From this on, I had a look at Ben Cohen’s two short pieces (links are below). These posts and an exchange of mails we had with Tiago and Yann last week made me wonder about the reasons that lay behing my own commitment with this blog and the reason I feel it is an interesting scholarly-related task. Some like Ben Cohen believe that the main thing about blogs is that they provide for a larger audience and with a new pedagogical device. It is certainly true, but I must say that I did not realize this in the first place nor that it says much about my participation to the history of economics playground. I feel much closer to Will Thomas’s points 1, 2 and 4:

– The blog is a way to articulate more thoroughly the actual perspectives on the history of economic thought than what can be done in a journal or in a volume. In the blog, you can have something closer to a conversation than in the latters. It is much more open than a journal article or even a conference paper, in particular I encourage Phd doctorant to submit comment and queries to our respective post. On the other hand, it has the advantage of being stocked whereas a conversation is ephemeral.

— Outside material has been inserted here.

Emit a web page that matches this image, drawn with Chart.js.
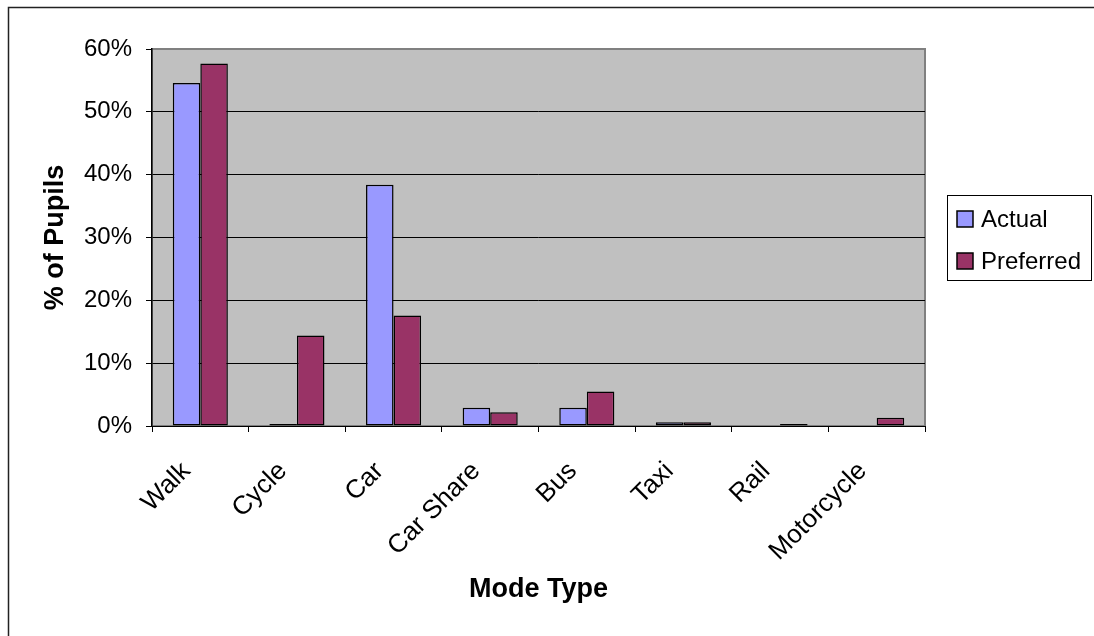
<!DOCTYPE html>
<html>
<head>
<meta charset="utf-8">
<script src="https://cdn.jsdelivr.net/npm/chart.js@4/dist/chart.umd.min.js"></script>
<style>
  html, body { margin: 0; padding: 0; background: #ffffff; }
  #wrap { width: 1094px; height: 636px; position: relative; }
</style>
</head>
<body>
<div id="wrap"><canvas id="c" width="1094" height="636"></canvas></div>
<script>
const categories = ["Walk", "Cycle", "Car", "Car Share", "Bus", "Taxi", "Rail", "Motorcycle"];
const actualValues = [54.6, 0.3, 38.4, 2.9, 2.9, 0.6, 0, 0];
const preferredValues = [57.7, 14.4, 17.6, 2.2, 5.5, 0.6, 0.3, 1.3];
const seriesNames = ["Actual", "Preferred"];
const yTicks = [0, 10, 20, 30, 40, 50, 60];
const xTitle = "Mode Type";
const yTitle = "% of Pupils";

const FONT = "'Liberation Sans', Arial, sans-serif";

const decor = {
  id: 'decor',
  beforeDraw(chart) {
    const ctx = chart.ctx;
    const a = chart.chartArea;
    ctx.save();
    ctx.fillStyle = '#ffffff';
    ctx.fillRect(0, 0, chart.width, chart.height);
    ctx.strokeStyle = '#222222';
    ctx.lineWidth = 1.5;
    ctx.strokeRect(8.5, 7.5, 1200, 800);
    ctx.fillStyle = '#c0c0c0';
    ctx.fillRect(a.left, a.top, a.right - a.left, a.bottom - a.top);
    ctx.strokeStyle = '#808080';
    ctx.lineWidth = 2;
    ctx.strokeRect(a.left, a.top, a.right - a.left, a.bottom - a.top);
    ctx.restore();
  },
  afterDraw(chart) {
    const ctx = chart.ctx;
    ctx.save();
    const bx = 947.5, by = 195.5, bw = 144, bh = 85;
    ctx.fillStyle = '#ffffff';
    ctx.fillRect(bx, by, bw, bh);
    ctx.strokeStyle = '#000000';
    ctx.lineWidth = 1;
    ctx.strokeRect(bx, by, bw, bh);
    ctx.font = "24px " + FONT;
    ctx.textBaseline = 'middle';
    ctx.textAlign = 'left';
    chart.data.datasets.forEach((ds, i) => {
      const cy = 219 + i * 42;
      ctx.fillStyle = ds.backgroundColor;
      ctx.fillRect(957, cy - 8, 16, 16);
      ctx.strokeStyle = '#000000';
      ctx.lineWidth = 1.5;
      ctx.strokeRect(957, cy - 8, 16, 16);
      ctx.fillStyle = '#000000';
      ctx.fillText(ds.label, 981, cy + 1);
    });
    ctx.restore();
  }
};

new Chart(document.getElementById('c'), {
  type: 'bar',
  data: {
    labels: categories,
    datasets: [
      { label: seriesNames[0], data: actualValues, backgroundColor: '#9999ff', borderColor: '#000000', borderWidth: 1.5, borderSkipped: false },
      { label: seriesNames[1], data: preferredValues, backgroundColor: '#993366', borderColor: '#000000', borderWidth: 1.5, borderSkipped: false }
    ]
  },
  options: {
    responsive: false,
    animation: false,
    layout: { padding: { left: 0, top: 49, right: 169, bottom: 0 } },
    plugins: { legend: { display: false }, tooltip: { enabled: false } },
    datasets: { bar: { categoryPercentage: 0.57, barPercentage: 1.0 } },
    scales: {
      x: {
        afterFit(s) { s.height = 210; },
        grid: { offset: true, drawOnChartArea: false, drawTicks: true, tickLength: 6, tickColor: '#000000', color: '#000000' },
        border: { display: true, color: '#000000', width: 1 },
        ticks: { color: '#000000', font: { family: FONT, size: 26 }, minRotation: 45, maxRotation: 45, padding: 24, labelOffset: -14, autoSkip: false },
        title: { display: true, text: xTitle, color: '#000000', font: { family: FONT, size: 27, weight: 'bold' }, padding: { top: 0, bottom: 30 } }
      },
      y: {
        min: 0, max: 60,
        afterFit(s) { s.width = 152; },
        afterBuildTicks(s) { s.ticks = yTicks.map(v => ({ value: v })); },
        grid: {
          color: (c) => (c.tick && c.tick.value === 60) ? '#808080' : '#000000',
          lineWidth: 1, drawTicks: true, tickLength: 6, tickColor: '#000000'
        },
        border: { display: true, color: '#000000', width: 1.5 },
        ticks: { color: '#000000', font: { family: FONT, size: 24 }, padding: 14, callback: (v) => v + '%' },
        title: { display: true, text: yTitle, color: '#000000', font: { family: FONT, size: 27, weight: 'bold' }, padding: { top: 39, bottom: 0 } }
      }
    }
  },
  plugins: [decor]
});
</script>
</body>
</html>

– The blog is a way to speculate about one’s own research and one’s perspective on the discipline.

– The blog is a space where one can criticize the actual state of the art in History of economic thought as a way to create an alternative academic/scholarship culture for HET. This is an aspect that I feel is especially important for a blog managed by young researchers.

– The blog is a way to create links between those who post, comment and read it. Between those who post, it provides a sort of “My generation” effect which is important not only psychologically, but also because of the extention of one’s web it may result in new opportunities of cooperation and mutual exchanges. For example, I am not sure I would have begun cooperating on projects, at least as rapidly, with Tiago and Yann if the blog had not existed. But the blog is also a way to socialize with others either outside our generation or outside our community through comments or various exchanges (I read your blog, you read mine, we both benefit from it; e-mails etc.). Here again, the fluidity of the blog permits freer exchanges than conference sessions and journals and it is easier to get in touch with discipline outsiders through the blog than through an academic setting of sorts (departements, conferences, etc.).

– On a final note, I mention that I believe that blogs such are ours should be first and foremost aiming at a scholar-related audience.

2 thoughts on “Blogging for what? Blogging for whom?

  1. The audience of your conference paper and the audience of your course lecture are well defined. In the former will sit your colleagues in the latter will sit your students. The place is well defined socially and any intruder will be spotted and reprimanded. The same cannot be done with blogs. You cannot control who reads you and I think you should not try hard in scripting your performance with an expectation of who reads you.
    I take it for granted that I write in a scholarly style, academic in the Stanley Fish sense. I don’t need to work at it. It flows naturally from what I do everyday and from how I chat with my fellow bloggers. I still try and mix it up a bit, and make connections, links, invocations with other discourses out there, because I cannot do it anywhere else. When I do it in the shower no one listens. If I don’t find an outlet for them, the fear is that I might scream them out loud in the middle of the night and wake the neighbors.
    So I don’t see myself following the model of the scienceblogs, or the nature blogs ( for that matter, which I think are part of a project for the public appreciation of science, staffed by science pedagogues who use history as a teaching tool. I see myself as an experimental writer, less my usual social scientist self, and more a humanities type, trying out sentences and ideas, sketching, drafting.
    Any way, we don’t have to agree on a manifesto. We just have to write.